Hi I'm new account here; came here about my mother. Wondering how to cope with someone who might have MSBP, any other forums of survivors. She fits the form for being a nurse and appearing oh-so-motherly to the doctors when she took me from doctor to doctor as a kid, being so dramatic at me about the bills she has to pay as abuse happens behind the scenes and she just can't understand why her daughter is acting this way sort of excuse. She's got this fixation that I have a mental disorder on her terms.
First, on my own I know I have one particular psych disorder, and it is handled, but that's a separate issue and the workings of it is none of her business. I mean, as soon as the mental health bills are paid off and I'm feeling fine, even to work again, here comes the gas lighting from her that something I must have said must have been an indicator of a mental symptom because she disagrees on something I said.
Begin the screwball that will mangle the feelings for a couple weeks until I'm emotionally teetering and she must be right, I must be wrong, let me go check into another hospital because eventually the emotional blackmail will arrive and she'll cut off the resources unless I chomp on more pills and lamely live. Yeah, abuse from my view but it's hard finding support in the argument for normalcy after soooo long of being "on-tour" for the MSBP. When every conversation we have, she runs to a health person to sell the story that her daughter is so ill, and she talks with her husband to agree that her daughter is so ill, then if I speak up, oh no, it must be more ill, even paranoid! I wish there was another subject of interest to converse with her but it usually boils down to the she's the medical expert and I'm the goof.

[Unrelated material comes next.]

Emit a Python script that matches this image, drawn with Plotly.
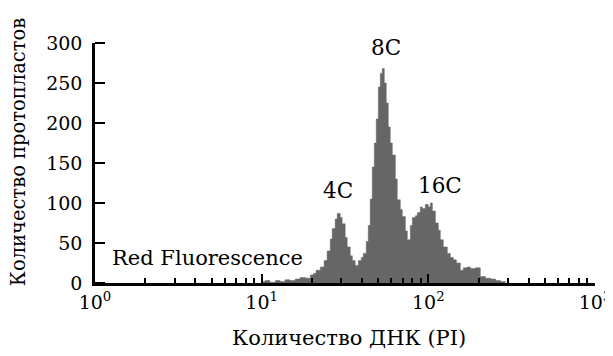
import plotly.graph_objects as go
import math

# DNA content (PI fluorescence, log scale) and number of protoplasts
dna = [10.1, 10.5, 11.2, 12.1, 12.9, 13.8, 14.8, 15.9, 17.0, 18.3, 19.6, 20.4, 21.2, 22.5,
       23.7, 24.7, 25.8, 26.5, 27.6, 28.4, 29.6, 30.4, 31.7, 32.6, 34.0, 35.0, 36.4, 38.0,
       39.6, 40.7, 42.4, 43.6, 44.8, 46.1, 47.4, 48.7, 50.1, 51.5, 52.9, 54.4, 55.9, 57.5,
       59.1, 60.8, 63.4, 65.1, 67.9, 69.8, 72.8, 74.8, 78.0, 80.2, 83.6, 85.9, 89.5, 92.0,
       95.9, 100, 102.8, 105.7, 110.2, 114.8, 118, 123, 130, 135.5, 141.3, 147.3, 155.6,
       162.2, 171.4, 178.7, 191.5, 205, 220, 236, 253, 271, 290]
counts = [2, 3, 1, 3, 2, 4, 3, 5, 7, 6, 10, 12, 16, 20,
          28, 40, 55, 68, 80, 87, 82, 74, 57, 45, 34, 28, 22, 28,
          32, 37, 52, 72, 105, 145, 175, 205, 245, 262, 268, 250, 225, 195,
          175, 160, 130, 104, 92, 83, 65, 54, 72, 82, 84, 88, 95, 93,
          98, 95, 100, 90, 75, 66, 54, 45, 37, 32, 29, 25, 16,
          19, 20, 18, 19, 8, 6, 5, 3, 2, 1]

x_major = [1, 10, 100, 1000]
x_major_text = ["10<sup>0</sup>", "10<sup>1</sup>", "10<sup>2</sup>", "10<sup>3</sup>"]
x_minor = [m * d for d in (1, 10, 100) for m in range(2, 10)]
y_ticks = [0, 50, 100, 150, 200, 250, 300]

peak_labels = ["4C", "8C", "16C"]
peak_x = [28.8, 56, 118]
peak_y = [116, 294, 122]

x_title = "Количество ДНК (PI)"
y_title = "Количество протопластов"

FONT = "DejaVu Serif"
YMAX = y_ticks[-1]

fig = go.Figure()
fig.add_trace(go.Scatter(
    x=dna, y=counts, mode="lines", line=dict(color="#666666", width=0.5, shape="hv"),
    fill="tozeroy", fillcolor="#666666", showlegend=False, hoverinfo="skip"))

# left axis line (outer half) and inside ticks as paper-referenced shapes
fig.add_shape(type="rect", xref="paper", yref="paper", x0=-0.005, x1=0, y0=0, y1=1,
              fillcolor="black", line=dict(width=0), layer="above")
for yv in y_ticks:
    fig.add_shape(type="line", xref="paper", yref="paper", x0=0, x1=0.02,
                  y0=yv / YMAX, y1=yv / YMAX, line=dict(color="black", width=2), layer="above")

for t, xv, yv in zip(peak_labels, peak_x, peak_y):
    fig.add_annotation(x=math.log10(xv), y=yv, text=t, showarrow=False,
                       font=dict(family=FONT, size=21.5, color="black"))
fig.add_annotation(x=math.log10(1.23), y=31, text="Red Fluorescence", showarrow=False,
                   xanchor="left", font=dict(family=FONT, size=21, color="black"))

# axis titles
fig.add_annotation(xref="paper", yref="paper", x=0.507, y=-0.229, text=x_title,
                   showarrow=False, xanchor="center", yanchor="middle",
                   font=dict(family=FONT, size=21, color="black"))
fig.add_annotation(xref="paper", yref="paper", x=-0.154, y=0.545, text=y_title,
                   showarrow=False, textangle=-90, xanchor="center", yanchor="middle",
                   font=dict(family=FONT, size=19.5, color="black"))

fig.update_layout(
    width=605, height=348, margin=dict(l=87, r=18, t=35, b=73, autoexpand=False),
    paper_bgcolor="white", plot_bgcolor="white",
    font=dict(family=FONT, size=19, color="black"),
    xaxis=dict(type="log", range=[0, 3], tickvals=x_major, ticktext=x_major_text,
               ticks="inside", ticklen=9, tickwidth=2, tickcolor="black",
               showline=True, linewidth=2.5, linecolor="black", showgrid=False,
               zeroline=False, automargin=False, layer="above traces",
               tickfont=dict(family=FONT, size=19),
               minor=dict(tickvals=x_minor, ticks="inside", ticklen=5, tickwidth=2,
                          tickcolor="black", showgrid=False)),
    yaxis=dict(range=[0, YMAX], tickvals=y_ticks, ticks="inside", ticklen=9, tickwidth=2,
               tickcolor="black", showline=True, linewidth=2.5, linecolor="black",
               showgrid=False, zeroline=False, automargin=False, ticklabelstandoff=6,
               tickfont=dict(family=FONT, size=19)),
)

fig.write_html("out.html")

So she's not a MSBP with physical illness, although there was physical abuse as a kid that led me to tears, which she played out to her good-mom image. She has never ever gone to a psych doctor except that I'm the star of her show. I just wish a doctor would send me home normal for once and ask for her to get treatment instead. That's the point, she's exhausting with the psychological dressing up, and it's hard to find support for that considering my hospital histories. It's gotten so bad that when I have real emergencies, in my own private life, and I call for help, the police roll their eyes, look at the hospital history, and go, is your mother at home let's talk to her to try to get her to commit me. Yes it is that bad.
What is the process of having some defense about this? Do I just go, when police arrive, my mom is sick, she has MSBP? How does one communicate to authorities that the hospital records were a part of family abuse?